I stayed in Norway but moved to an oil company, Norsk Hydro. It was like heaven: it was the only way for me to get my hands on the new exciting marine geology of offshore Norway, I needed access to the well, core and seismic data to get into the exciting new North Sea and NE Atlantic margin geology. Over the next nine years I became their chief geologist, but I was being shunted up into administrative positions and was missing the technical side of geology. So, I decided to say quits on that and went back to academia in 1990, to the University of Bergen again. Because I now knew the oil and gas language, I was able to access funding from industry for research and graduate student projects!
Why the focus on marine rocks?
From my Norwegian Shelf work I became very interested in how continental shelves arise globally and in the sequence stratigraphy made by sea level change, tectonics and climate over time. When sea level is low, the shoreline and rivers move to the edge of the continental shelf, dumping sediment into deep water on the continental slope. The sandy accumulations at the bottom of these slopes became the biggest reservoirs of oil and gas in the world, but were not always easy to predict. To find out where these piles of sand are exactly, you need to know the size of the ancient rivers, where they were positioned geographically, and whether or not strong storm waves were moving the sediment far alongshore before they were dumped out onto the continental slope.
Why did you move to the U.S.?
In 1995 I got an invitation to apply for a position at The University of Wyoming as their first endowed chair, the Wold Chair. I stayed there from 1995 until 2003 when I came to The University of Texas at Austin.
But there was a research angle too. With Norwegian students, I had already begun to work in the Rocky Mountains on marine rocks from Western Interior Seaway, the shallow sea that stretched from Texas to Canada during the Cretaceous. I was interested in the very strong tides that developed within this seaway and spent much of my time looking at rocks between the Book Cliffs in Utah and Rock Springs Uplift in Wyoming. The ocean tidal wave, initially modest in amplitude, would enter the seaway from the Gulf of Mexico and suffer resonant amplification at certain critical distances on the shelf. Tides also became enhanced because of constriction on entering the mouths of rivers, but the tidal signals are sometimes easily destroyed by shoreline waves.

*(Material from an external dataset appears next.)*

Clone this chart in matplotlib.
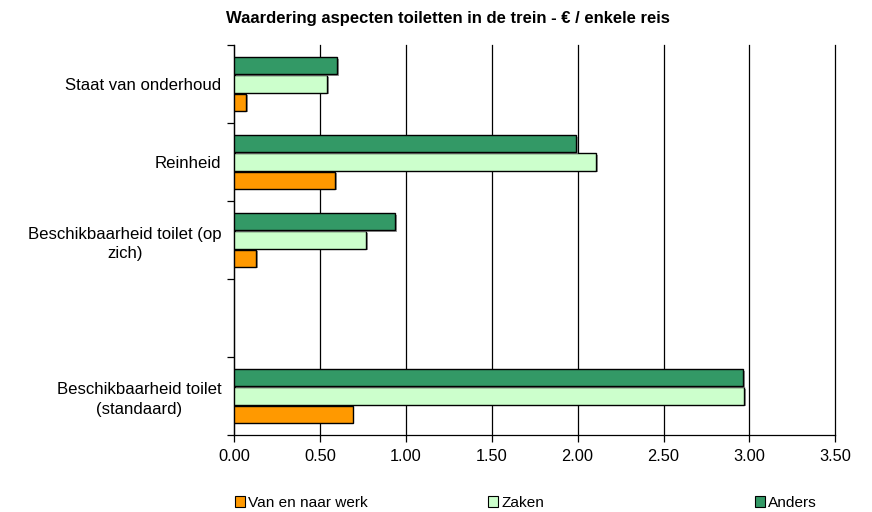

We measure grain size, bed thickness and sedimentary structures within the Cretaceous seaway rock succession to be able to reconstruct the river currents, waves and tidal currents in the seaway. These three things are interacting to mold the entire landscape at the coast and the shelf seascape.
What are you working on right now?
For the last 10 years, my research team became interested in larger-scale continental margins. This took us to the Jurassic Pacific margin of western Argentina, the South China Sea Neogene margin, and the Caribbean Orinoco margin of eastern Venezuela and the island of Trinidad. In the late Miocene through Pleistocene, the Orinoco River built a wide Atlantic continental shelf. Trinidad is part of this shelf, but tectonics and fault movements raised the island up so that we can now examine the whole the shelf that had been in the deep Atlantic. One of the most exciting things we discovered in the Orinoco stratigraphy is that huge amounts of mud were mixing with the Orinoco sediments at and around the Pliocene river mouth. We really didn’t really know where the mud was coming from, but we discovered that even today it was being carried northward by shelf currents from more than a thousand miles away, from the mouth of the Amazon River .
What do you enjoy outside of geology?
Nothing very ambitions. I like swimming. I like hiking. My wife and I like to go camping a lot…in fact, we are going out to McKinney Falls State Park shortly. Otherwise, I like traveling, especially in South America and China. It is a great eye-opener to visit other countries and see how things work differently—sometimes worse, sometimes better.